On a low-pressure drain line, a clamp might buy you a few hours. On a pressurized supply line at 50–70 psi, don't count on it. The correct fix is cutting out the burst section and replacing it. Leaving a patch in place gives you false confidence while moisture keeps building inside the wall.

How much water can a burst pipe release?

A half-inch supply line at normal residential pressure puts out roughly 50 gallons per minute. A one-inch line can move more than 200. A pipe that runs for 10 minutes before you find it can drop several inches of standing water in a basement. Time between the burst and the main shutoff is what matters most.

Does homeowners insurance cover a burst pipe?
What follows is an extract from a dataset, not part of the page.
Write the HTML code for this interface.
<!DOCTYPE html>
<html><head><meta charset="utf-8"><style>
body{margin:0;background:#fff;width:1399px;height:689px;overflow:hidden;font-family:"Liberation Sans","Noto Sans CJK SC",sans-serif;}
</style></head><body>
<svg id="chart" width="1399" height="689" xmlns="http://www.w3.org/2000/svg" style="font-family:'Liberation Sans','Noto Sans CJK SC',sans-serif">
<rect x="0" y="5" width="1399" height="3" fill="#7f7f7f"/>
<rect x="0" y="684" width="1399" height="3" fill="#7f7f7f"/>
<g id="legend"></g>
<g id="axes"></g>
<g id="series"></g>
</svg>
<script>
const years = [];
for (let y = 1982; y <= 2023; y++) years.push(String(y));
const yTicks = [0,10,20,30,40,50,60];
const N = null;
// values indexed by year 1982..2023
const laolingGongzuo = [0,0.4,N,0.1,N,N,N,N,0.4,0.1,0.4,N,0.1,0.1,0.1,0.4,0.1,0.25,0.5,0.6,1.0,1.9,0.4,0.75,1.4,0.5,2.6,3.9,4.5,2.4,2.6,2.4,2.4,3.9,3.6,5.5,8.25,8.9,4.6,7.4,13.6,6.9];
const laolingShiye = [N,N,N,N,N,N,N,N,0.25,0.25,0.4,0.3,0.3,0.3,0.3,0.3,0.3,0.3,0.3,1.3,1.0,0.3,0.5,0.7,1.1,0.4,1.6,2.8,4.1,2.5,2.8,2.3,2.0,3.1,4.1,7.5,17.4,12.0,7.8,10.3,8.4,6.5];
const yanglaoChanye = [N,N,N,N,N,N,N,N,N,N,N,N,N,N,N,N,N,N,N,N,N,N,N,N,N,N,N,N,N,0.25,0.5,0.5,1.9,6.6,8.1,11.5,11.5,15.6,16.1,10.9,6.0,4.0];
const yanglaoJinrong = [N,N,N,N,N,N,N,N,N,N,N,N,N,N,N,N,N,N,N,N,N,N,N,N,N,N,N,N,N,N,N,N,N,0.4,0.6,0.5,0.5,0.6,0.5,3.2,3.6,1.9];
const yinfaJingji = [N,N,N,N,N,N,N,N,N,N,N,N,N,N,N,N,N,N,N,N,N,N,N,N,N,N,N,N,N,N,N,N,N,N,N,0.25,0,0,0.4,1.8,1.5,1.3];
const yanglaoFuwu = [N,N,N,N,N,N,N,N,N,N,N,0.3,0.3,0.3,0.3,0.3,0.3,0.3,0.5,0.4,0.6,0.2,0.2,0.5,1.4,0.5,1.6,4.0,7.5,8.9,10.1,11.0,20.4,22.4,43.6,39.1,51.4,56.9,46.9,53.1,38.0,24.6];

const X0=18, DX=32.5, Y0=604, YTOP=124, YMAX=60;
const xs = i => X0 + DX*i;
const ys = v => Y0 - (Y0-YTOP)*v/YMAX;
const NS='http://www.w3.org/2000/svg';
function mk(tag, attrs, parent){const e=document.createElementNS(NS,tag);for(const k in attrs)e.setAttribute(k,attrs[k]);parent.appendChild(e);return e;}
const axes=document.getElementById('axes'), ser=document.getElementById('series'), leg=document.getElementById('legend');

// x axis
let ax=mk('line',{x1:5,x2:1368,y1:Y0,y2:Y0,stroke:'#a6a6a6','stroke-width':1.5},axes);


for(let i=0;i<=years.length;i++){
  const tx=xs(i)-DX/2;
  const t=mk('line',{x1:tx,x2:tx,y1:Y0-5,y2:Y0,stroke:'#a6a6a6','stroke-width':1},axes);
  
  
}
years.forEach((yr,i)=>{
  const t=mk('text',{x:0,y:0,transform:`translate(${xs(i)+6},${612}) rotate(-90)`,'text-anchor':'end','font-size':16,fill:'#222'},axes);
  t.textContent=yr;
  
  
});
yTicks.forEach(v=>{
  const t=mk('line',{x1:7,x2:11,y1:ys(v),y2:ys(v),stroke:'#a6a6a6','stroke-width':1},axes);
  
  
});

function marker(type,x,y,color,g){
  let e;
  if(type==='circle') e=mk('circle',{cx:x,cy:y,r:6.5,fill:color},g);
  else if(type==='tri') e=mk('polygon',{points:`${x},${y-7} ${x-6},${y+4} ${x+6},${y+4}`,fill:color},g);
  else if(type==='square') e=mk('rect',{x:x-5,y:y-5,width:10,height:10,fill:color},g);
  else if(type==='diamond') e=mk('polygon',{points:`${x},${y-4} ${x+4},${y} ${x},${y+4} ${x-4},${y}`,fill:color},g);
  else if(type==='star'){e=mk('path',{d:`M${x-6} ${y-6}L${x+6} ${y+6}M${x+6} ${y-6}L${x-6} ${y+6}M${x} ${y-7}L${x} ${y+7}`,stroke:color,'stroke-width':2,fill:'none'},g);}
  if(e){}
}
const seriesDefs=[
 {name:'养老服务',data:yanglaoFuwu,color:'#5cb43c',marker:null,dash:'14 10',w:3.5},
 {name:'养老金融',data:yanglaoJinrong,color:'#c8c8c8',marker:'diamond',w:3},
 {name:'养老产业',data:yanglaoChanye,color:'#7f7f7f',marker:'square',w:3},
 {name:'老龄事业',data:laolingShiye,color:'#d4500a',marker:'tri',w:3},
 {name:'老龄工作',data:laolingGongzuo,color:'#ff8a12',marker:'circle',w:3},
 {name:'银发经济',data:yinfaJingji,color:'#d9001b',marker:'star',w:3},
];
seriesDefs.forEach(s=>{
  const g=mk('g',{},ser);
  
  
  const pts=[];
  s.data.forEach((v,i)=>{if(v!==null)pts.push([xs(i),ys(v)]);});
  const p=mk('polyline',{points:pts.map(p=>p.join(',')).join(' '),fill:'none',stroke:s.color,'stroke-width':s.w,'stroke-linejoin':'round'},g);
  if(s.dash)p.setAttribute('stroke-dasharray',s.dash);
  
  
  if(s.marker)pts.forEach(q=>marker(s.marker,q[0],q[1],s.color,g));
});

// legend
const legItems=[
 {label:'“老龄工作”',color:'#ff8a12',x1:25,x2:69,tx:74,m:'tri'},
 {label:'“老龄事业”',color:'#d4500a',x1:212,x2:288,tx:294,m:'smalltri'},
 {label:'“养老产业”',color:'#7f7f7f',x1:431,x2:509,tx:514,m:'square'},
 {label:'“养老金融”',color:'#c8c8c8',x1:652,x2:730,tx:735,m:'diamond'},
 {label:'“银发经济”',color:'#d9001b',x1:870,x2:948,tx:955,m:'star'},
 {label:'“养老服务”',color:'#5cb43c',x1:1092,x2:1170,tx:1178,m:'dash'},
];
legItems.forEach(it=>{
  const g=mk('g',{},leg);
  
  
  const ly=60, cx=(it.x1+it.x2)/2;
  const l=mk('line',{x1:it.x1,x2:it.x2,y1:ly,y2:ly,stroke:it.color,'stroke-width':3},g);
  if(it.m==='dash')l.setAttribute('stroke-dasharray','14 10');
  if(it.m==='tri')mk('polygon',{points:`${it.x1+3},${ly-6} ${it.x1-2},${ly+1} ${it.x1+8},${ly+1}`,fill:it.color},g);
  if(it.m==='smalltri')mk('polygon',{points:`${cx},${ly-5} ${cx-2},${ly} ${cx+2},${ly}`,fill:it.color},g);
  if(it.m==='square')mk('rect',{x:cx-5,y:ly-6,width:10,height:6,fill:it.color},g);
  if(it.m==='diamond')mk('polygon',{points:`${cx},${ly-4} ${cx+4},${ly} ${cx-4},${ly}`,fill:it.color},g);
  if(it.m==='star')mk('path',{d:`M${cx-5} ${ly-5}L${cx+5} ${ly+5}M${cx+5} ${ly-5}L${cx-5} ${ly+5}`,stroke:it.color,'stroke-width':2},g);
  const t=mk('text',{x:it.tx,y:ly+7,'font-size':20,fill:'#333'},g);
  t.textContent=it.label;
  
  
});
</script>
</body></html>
Most standard policies cover sudden, accidental discharge — a pipe that fails without warning. They typically don't cover gradual leaks, water entering from outside, or damage from a pipe you knew about and didn't address. Document the damage before cleanup and call your insurer once the plumber has assessed it.
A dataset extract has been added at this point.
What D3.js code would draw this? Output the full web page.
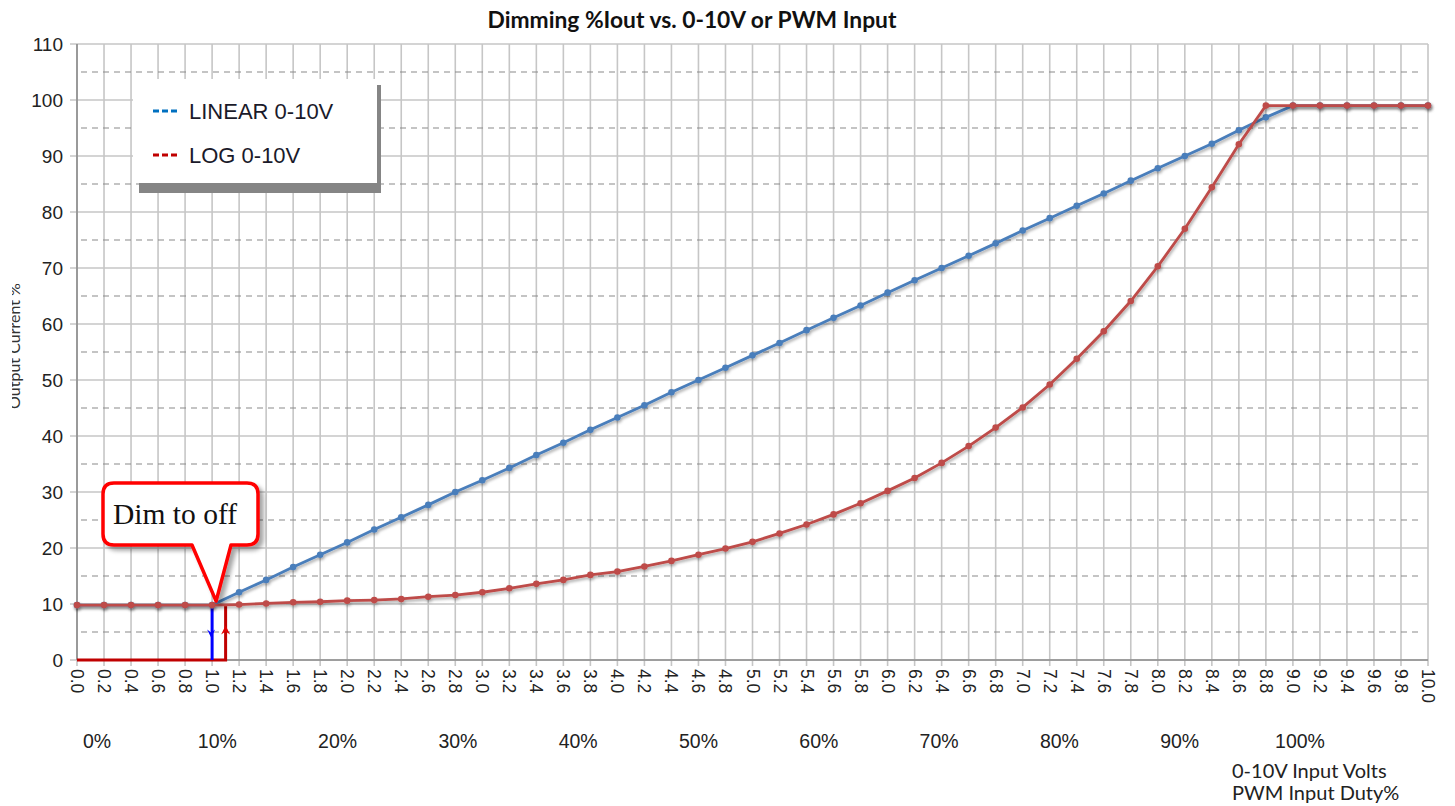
<!DOCTYPE html>
<html lang="en">
  <head>
    <meta charset="utf-8">
    <title>Dimming %Iout vs. 0-10V or PWM Input</title>
    <script type="text/javascript" src="https://cdn.jsdelivr.net/npm/d3@7"></script>
    <style type="text/css">
     body { margin: 0; background: #fff; }
     svg { display: block; }
    </style>
  </head>
  <body>
    <script type="text/javascript">

     // x categories: input volts, one every 0.2 V
     let voltLabels = ["0.0","0.2","0.4","0.6","0.8","1.0","1.2","1.4","1.6","1.8",
                       "2.0","2.2","2.4","2.6","2.8","3.0","3.2","3.4","3.6","3.8",
                       "4.0","4.2","4.4","4.6","4.8","5.0","5.2","5.4","5.6","5.8",
                       "6.0","6.2","6.4","6.6","6.8","7.0","7.2","7.4","7.6","7.8",
                       "8.0","8.2","8.4","8.6","8.8","9.0","9.2","9.4","9.6","9.8","10.0"];
     let linearVals = [9.8, 9.8, 9.8, 9.8, 9.8, 9.8, 12.1, 14.3, 16.6, 18.8,
                       21.0, 23.3, 25.5, 27.7, 30.0, 32.1, 34.3, 36.6, 38.8, 41.1,
                       43.3, 45.5, 47.8, 50.0, 52.2, 54.4, 56.6, 58.9, 61.1, 63.3,
                       65.6, 67.8, 70.0, 72.2, 74.4, 76.7, 78.9, 81.1, 83.3, 85.6,
                       87.8, 90.0, 92.2, 94.6, 96.9, 99, 99, 99, 99, 99, 99];
     let logVals = [9.8, 9.8, 9.8, 9.8, 9.8, 9.8, 9.9, 10.1, 10.3, 10.4,
                    10.6, 10.7, 10.9, 11.3, 11.6, 12.1, 12.8, 13.6, 14.3, 15.2,
                    15.8, 16.7, 17.7, 18.8, 19.9, 21.1, 22.6, 24.2, 26.0, 28.0,
                    30.2, 32.5, 35.2, 38.2, 41.5, 45.1, 49.2, 53.8, 58.7, 64.1,
                    70.3, 77.0, 84.4, 92.1, 99, 99, 99, 99, 99, 99, 99];
     let yTicks = [0, 10, 20, 30, 40, 50, 60, 70, 80, 90, 100, 110];
     let yMinor = [5, 15, 25, 35, 45, 55, 65, 75, 85, 95, 105];
     let dutyLabels = ["0%","10%","20%","30%","40%","50%","60%","70%","80%","90%","100%"];
     let seriesNames = ["LINEAR 0-10V", "LOG 0-10V"];
     // dim-to-off hysteresis: blue drops at 1.0 V, red comes back at 1.1 V
     let dimOffV = 1.0;
     let dimOnV = 1.1;
     let offLevel = 9.8;

     let w = 1455, h = 806;
     let margin = {top: 44, right: 27, bottom: 146, left: 77};

     let svg = d3.select("body").append("svg").attr("width", w).attr("height", h);
     let defs = svg.append("defs");
     let sh = defs.append("filter").attr("id", "shadow").attr("x", "-20%").attr("y", "-20%").attr("width", "140%").attr("height", "160%");
     sh.append("feDropShadow").attr("dx", 1).attr("dy", 2).attr("stdDeviation", 1.5).attr("flood-color", "#000").attr("flood-opacity", 0.35);
     let sh2 = defs.append("filter").attr("id", "callshadow").attr("x", "-20%").attr("y", "-20%").attr("width", "140%").attr("height", "150%");
     sh2.append("feDropShadow").attr("dx", 4).attr("dy", 4).attr("stdDeviation", 2).attr("flood-color", "#000").attr("flood-opacity", 0.35);
     defs.append("clipPath").attr("id", "ytclip")
         .append("rect").attr("x", 12).attr("y", 0).attr("width", 40).attr("height", h);

     let xScale = d3.scaleLinear().domain([0, 10]).range([margin.left, w - margin.right]);
     let yScale = d3.scaleLinear().domain([0, 110]).range([h - margin.bottom, margin.top]);
     let dutyScale = d3.scaleLinear().domain([0, 100]).range([97, 1300]);

     let volts = voltLabels.map(s => +s);

     // title
     svg.append("text")
        .attr("x", 692).attr("y", 28)
        .attr("text-anchor", "middle")
        .attr("font-family", "Lato, 'Open Sans', sans-serif")
        .attr("font-weight", "bold")
        .attr("font-size", "22.8px")
        .attr("fill", "#111")
        .text("Dimming %Iout vs. 0-10V or PWM Input");

     // vertical grid
     let grid = svg.append("g");
     grid.selectAll("line.v")
         .data(volts)
         .enter()
         .append("line")
         .attr("x1", d => xScale(d)).attr("x2", d => xScale(d))
         .attr("y1", yScale(110)).attr("y2", yScale(0) + 6)
         .attr("stroke", "#c6c6c6").attr("stroke-width", 1.6);
     // horizontal solid grid
     grid.selectAll("line.h")
         .data(yTicks)
         .enter()
         .append("line")
         .attr("x1", margin.left - 7).attr("x2", xScale(10))
         .attr("y1", d => yScale(d)).attr("y2", d => yScale(d))
         .attr("stroke", "#c6c6c6").attr("stroke-width", 1.6);
     // dashed minor grid
     grid.selectAll("line.m")
         .data(yMinor)
         .enter()
         .append("line")
         .attr("x1", margin.left + 4).attr("x2", xScale(10) - 6)
         .attr("y1", d => yScale(d)).attr("y2", d => yScale(d))
         .attr("stroke", "#8a8a8a").attr("stroke-width", 1.2)
         .attr("stroke-dasharray", "6,5");

     // axes lines
     svg.append("line")
        .attr("x1", margin.left).attr("x2", margin.left)
        .attr("y1", yScale(110)).attr("y2", yScale(0))
        .attr("stroke", "#8c8c8c").attr("stroke-width", 1.6);
     svg.append("line")
        .attr("x1", margin.left).attr("x2", xScale(10))
        .attr("y1", yScale(0)).attr("y2", yScale(0))
        .attr("stroke", "#8c8c8c").attr("stroke-width", 1.6);

     // y tick labels
     svg.selectAll("text.ytick")
        .data(yTicks)
        .enter()
        .append("text")
        .attr("x", 63)
        .attr("y", d => yScale(d) + 7)
        .attr("text-anchor", "end")
        .attr("font-family", "'Liberation Sans', Arial, sans-serif")
        .attr("font-size", "19px")
        .attr("fill", "#222")
        .text(d => d);

     // x tick labels, rotated clockwise
     svg.selectAll("text.xtick")
        .data(voltLabels)
        .enter()
        .append("text")
        .attr("transform", d => "translate(" + (xScale(+d) - 6) + "," + (yScale(0) + 9) + ") rotate(90)")
        .attr("text-anchor", "start")
        .attr("font-family", "'Liberation Sans', Arial, sans-serif")
        .attr("font-size", "17.5px")
        .attr("fill", "#222")
        .text(d => d);

     // PWM duty labels
     svg.selectAll("text.duty")
        .data(dutyLabels)
        .enter()
        .append("text")
        .attr("x", (d, i) => dutyScale(i * 10))
        .attr("y", 748)
        .attr("text-anchor", "middle")
        .attr("font-family", "'Liberation Sans', Arial, sans-serif")
        .attr("font-size", "19.5px")
        .attr("fill", "#222")
        .text(d => d);

     // axis titles
     svg.append("text")
        .attr("x", 1232).attr("y", 778)
        .attr("font-family", "Lato, 'Open Sans', sans-serif")
        .attr("font-size", "20px")
        .attr("fill", "#222")
        .text("0-10V Input Volts");
     svg.append("text")
        .attr("x", 1232).attr("y", 800)
        .attr("font-family", "Lato, 'Open Sans', sans-serif")
        .attr("font-size", "20px")
        .attr("fill", "#222")
        .text("PWM Input Duty%");
     // y title is partly cut off in the original
     svg.append("g")
        .attr("clip-path", "url(#ytclip)")
        .append("text")
        .attr("transform", "translate(20,346) rotate(-90)")
        .attr("text-anchor", "middle")
        .attr("font-family", "Lato, 'Open Sans', sans-serif")
        .attr("font-size", "16px")
        .attr("fill", "#333")
        .text("Output Current %");

     // off/on hysteresis lines
     let stepLine = d3.line().x(d => xScale(d[0])).y(d => yScale(d[1]));
     svg.append("path")
        .attr("d", stepLine([[0, 0], [dimOnV, 0], [dimOnV, offLevel]]))
        .attr("fill", "none").attr("stroke", "#c00000").attr("stroke-width", 3);
     svg.append("path")
        .attr("d", stepLine([[dimOffV, offLevel], [dimOffV, 0]]))
        .attr("fill", "none").attr("stroke", "#0000ff").attr("stroke-width", 3);
     // little arrows
     let ax = xScale(dimOffV) - 1, ay = yScale(offLevel / 2);
     svg.append("path")
        .attr("d", "M" + (ax - 4) + "," + (ay - 3) + " L" + ax + "," + (ay + 5) + " L" + (ax + 4) + "," + (ay - 3) + " L" + ax + "," + ay + "Z")
        .attr("fill", "#0000ff");
     let bx = xScale(dimOnV), by = yScale(offLevel / 2) - 1;
     svg.append("path")
        .attr("d", "M" + (bx - 4.5) + "," + (by + 3) + " L" + bx + "," + (by - 6) + " L" + (bx + 4.5) + "," + (by + 3) + " L" + bx + "," + by + "Z")
        .attr("fill", "#e00000");

     // series
     let series = [
       {name: seriesNames[0], vals: linearVals, color: "#4a7ebb"},
       {name: seriesNames[1], vals: logVals, color: "#be4b48"}
     ];
     let line = d3.line().x((d, i) => xScale(volts[i])).y(d => yScale(d));
     series.forEach(s => {
       let g = svg.append("g").attr("filter", "url(#shadow)");
       g.append("path")
        .attr("d", line(s.vals))
        .attr("fill", "none")
        .attr("stroke", s.color)
        .attr("stroke-width", 2.8);
       g.selectAll("circle")
        .data(s.vals)
        .enter()
        .append("circle")
        .attr("cx", (d, i) => xScale(volts[i]))
        .attr("cy", d => yScale(d))
        .attr("r", 3.3)
        .attr("fill", s.color);
     });

     // callout "Dim to off"
     let cx0 = 103, cx1 = 258, cy0 = 483, cy1 = 545, r = 11;
     let tipX = xScale(dimOffV) + 4, tipY = yScale(offLevel) - 4;
     let callout = "M" + (cx0 + r) + "," + cy0 +
                   " H" + (cx1 - r) + " Q" + cx1 + "," + cy0 + " " + cx1 + "," + (cy0 + r) +
                   " V" + (cy1 - r) + " Q" + cx1 + "," + cy1 + " " + (cx1 - r) + "," + cy1 +
                   " H231 L" + tipX + "," + tipY + " L192," + cy1 +
                   " H" + (cx0 + r) + " Q" + cx0 + "," + cy1 + " " + cx0 + "," + (cy1 - r) +
                   " V" + (cy0 + r) + " Q" + cx0 + "," + cy0 + " " + (cx0 + r) + "," + cy0 + "Z";
     svg.append("path")
        .attr("d", callout)
        .attr("fill", "#fff")
        .attr("stroke", "#ff0000")
        .attr("stroke-width", 3.5)
        .attr("stroke-linejoin", "round")
        .attr("filter", "url(#callshadow)");
     svg.append("text")
        .attr("x", 113).attr("y", 524)
        .attr("font-family", "'Liberation Serif', 'DejaVu Serif', serif")
        .attr("font-size", "29.5px")
        .attr("fill", "#111")
        .text("Dim to off");

     // legend
     let lg = svg.append("g");
     lg.append("rect").attr("x", 139).attr("y", 85).attr("width", 242).attr("height", 108).attr("fill", "#858585");
     lg.append("rect").attr("x", 133).attr("y", 79).attr("width", 244).attr("height", 104).attr("fill", "#fff");
     let legColors = ["#0070c0", "#c00000"];
     seriesNames.forEach((n, i) => {
       let yy = 111 + i * 44;
       lg.append("line")
         .attr("x1", 153).attr("x2", 179)
         .attr("y1", yy).attr("y2", yy)
         .attr("stroke", legColors[i]).attr("stroke-width", 3)
         .attr("stroke-dasharray", "6,3");
       lg.append("text")
         .attr("x", 189).attr("y", yy + 8)
         .attr("font-family", "'Liberation Sans', Arial, sans-serif")
         .attr("font-size", "22px")
         .attr("fill", "#1a1a2a")
         .text(n);
     });
    </script>
  </body>
</html>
What causes pipes to burst in eastern Pennsylvania winters?

Freeze-thaw stress is the most common cause in this region. When temperatures drop below 20°F and hold there, water in uninsulated supply lines — in exterior walls, crawl spaces, garages, and rim-joist areas — freezes and expands. The burst happens because that expansion works like pressing a thumb over the end of a garden hose: pressure builds between the ice plug and the closed fixture downstream until the weakest joint gives. In older homes with original galvanized or cast-iron supply lines, corrosion is the other factor — the pipe wall has been thinning for decades, and a hard freeze is enough to open it.

Shut off the main. Kill the power in the wet zone. Open the faucets and let the lines drain. Get water off surfaces as fast as you can, photograph the damage, and get a plumber on the way. The pipe repair needs a licensed hand — but how much damage reaches your walls, floors, and belongings while you wait is mostly up to you.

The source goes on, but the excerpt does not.